In The Idea Factory, we find a chronicle of great men, among them Claude Shannon, who dedicated themselves to solving big problems.
The transistors, capacitors, semi-conductors and the silicon chip (later became the magical wafer of Intel and the Valley industry).
Even an unheard-of technology of the time – cellular transmission – was shelved, since it was deemed unfeasible (ATT was still sore from its failed Picture Phone attempt).
We need brave and sustained efforts to get our voice heard in the wilderness. Right now, it’s climate change, Ebola and the threat of sectarian conflicts.
We got F22.
But we actually need Ebola vaccines.
We need Claude Shannon, who among other things, juggled the balls just to think.
Pulse code modulation.
On and off.
Beautiful!
Just like its predecessor Morse code.
Tit tit tit, tat tat tat.
I got your message. I hear you loud and clear.
We are in this together i.e. suffer our common human fate in the face of change.
We see not the future.
But it’s coming whether we like it or not.
Fast approaching, with chip speed doubled every year and a half or so.
Hence, Moore’s Law.
The Great Men projects, funded by phone users’ revenue, tackled communications problems e.g. fidelity (Can you hear me now).
From Marconi to Moore, they gave us wireless and wire line, fast chips and Facebook.
All of a sudden, the message is delivered in the bottle. Small bottles, called bits – strings of 1’s and 0’s.
Bam! the Gigabit economy is here, offering and enticing us with more bandwidth, more in the Cloud.
No time for contemplation or reflection. The more “friends”, the more feeds, the more frivolity. We once were blind, but now we see, once information-starved, but now stuffed.
“I am mad like Hell, I won’t take this anymore”, says the rogue anchor on NETWORK (the movie). If he has to update his protest, it would be “Feed me no more of those lies. I want the truth, even if I can’t handle it.”
What we need is the Ebola vaccine. Instead, we’ve got sci-fi and wi-fi.

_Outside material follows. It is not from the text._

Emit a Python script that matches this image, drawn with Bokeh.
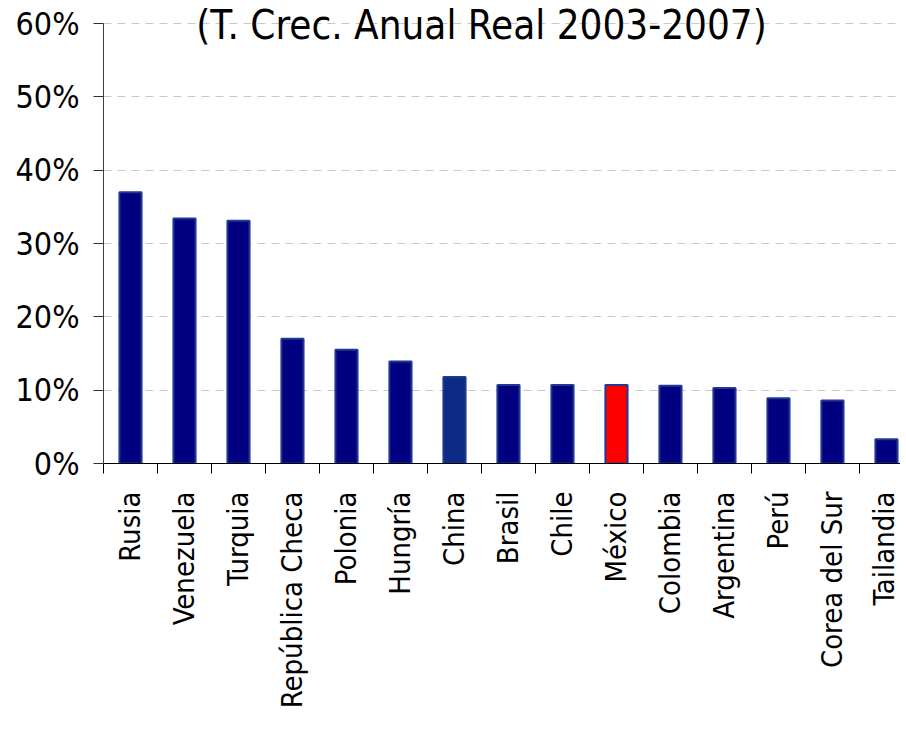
import math
from bokeh.plotting import figure
from bokeh.models import Range1d, FixedTicker, PrintfTickFormatter, Label, ColumnDataSource
from bokeh.embed import file_html
from bokeh.resources import INLINE

countries = ["Rusia", "Venezuela", "Turquia", "República Checa", "Polonia", "Hungría", "China",
             "Brasil", "Chile", "México", "Colombia", "Argentina", "Perú", "Corea del Sur", "Tailandia"]
growth = [37.0, 33.4, 33.1, 17.0, 15.5, 13.9, 11.8, 10.7, 10.7, 10.7, 10.6, 10.3, 8.9, 8.6, 3.3]
bar_colors = ["#000080", "#000080", "#000080", "#000080", "#000080", "#000080", "#0d2b85",
              "#000080", "#000080", "#ff0000", "#000080", "#000080", "#000080", "#000080", "#000080"]
y_ticks = [0, 10, 20, 30, 40, 50, 60]
title_text = "(T. Crec. Anual Real 2003-2007)"

FONT = "DejaVu Sans Condensed"

idx = list(range(len(countries)))
src = ColumnDataSource(dict(x=idx, top=growth, color=bar_colors))

# frame spans the full canvas top; the axis itself stops at 60%
p = figure(width=900, height=721, output_backend="svg", toolbar_location=None,
           x_range=Range1d(-0.5, 14.26), y_range=Range1d(0, 60 * 463 / 440),
           min_border_left=103, min_border_right=0, min_border_top=0, min_border_bottom=258)
p.outline_line_color = None
p.background_fill_color = "white"
p.border_fill_color = "white"

p.vbar(x="x", top="top", bottom=0, width=0.41, source=src, fill_color="color",
       line_color="#1f3a8f", line_width=2)

# y axis
yt = FixedTicker(ticks=y_ticks)
p.yaxis.ticker = yt
p.yaxis.bounds = (0, 60)
p.yaxis.formatter = PrintfTickFormatter(format="%d%%")
p.yaxis.major_label_text_font = FONT
p.yaxis.major_label_text_font_size = "32px"
p.yaxis.major_label_text_color = "black"
p.yaxis.major_tick_in = 0
p.yaxis.major_tick_out = 10
p.yaxis.major_tick_line_color = "#303030"
p.yaxis.minor_tick_line_color = None
p.yaxis.axis_line_color = "#404040"
p.yaxis.major_label_standoff = 14

# x axis
xt = FixedTicker(ticks=idx, minor_ticks=[i - 0.5 for i in range(len(countries) + 1)])
p.xaxis.ticker = xt
p.xaxis.major_label_overrides = {i: c for i, c in enumerate(countries)}
p.xaxis.major_label_orientation = math.pi / 2
p.xaxis.major_label_text_font = FONT
p.xaxis.major_label_text_font_size = "29px"
p.xaxis.major_label_text_color = "black"
p.xaxis.major_tick_in = 0
p.xaxis.major_tick_out = 0
p.xaxis.major_tick_line_color = None
p.xaxis.minor_tick_in = 0
p.xaxis.minor_tick_out = 10
p.xaxis.minor_tick_line_color = "black"
p.xaxis.axis_line_color = "black"
p.xaxis.major_label_standoff = 18

p.xgrid.grid_line_color = None
p.ygrid.ticker = yt
p.ygrid.grid_line_color = "#c8c8c8"
p.ygrid.grid_line_dash = "8 6"
p.ygrid.grid_line_width = 1

p.add_layout(Label(x=6.5, y=60, text=title_text, text_align="center", text_baseline="alphabetic",
                   y_offset=-1, text_font=FONT, text_font_size="40px", text_color="black"))

open("out.html", "w").write(file_html(p, INLINE))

Instead of connecting the dots, they gave us dots, by the trillions.
Google not only “organizes the world information”, it also seeks to replace our memory, de facto. Our only job as consumers of ready-served apps is to “amuse ourselves to death” in this information deluge.
Where are those Great Men of the Bell Labs Age? Aren’t we faced with a dangerous and uncertain future as men of the last century? Or is this our last?
We might inadvertently have done it to ourselves as we go about ignoring big problems. A classic case of bystander apathy, of kicking the can further down the road.
Dead men walking, walk on by. Ignore the can at your own peril.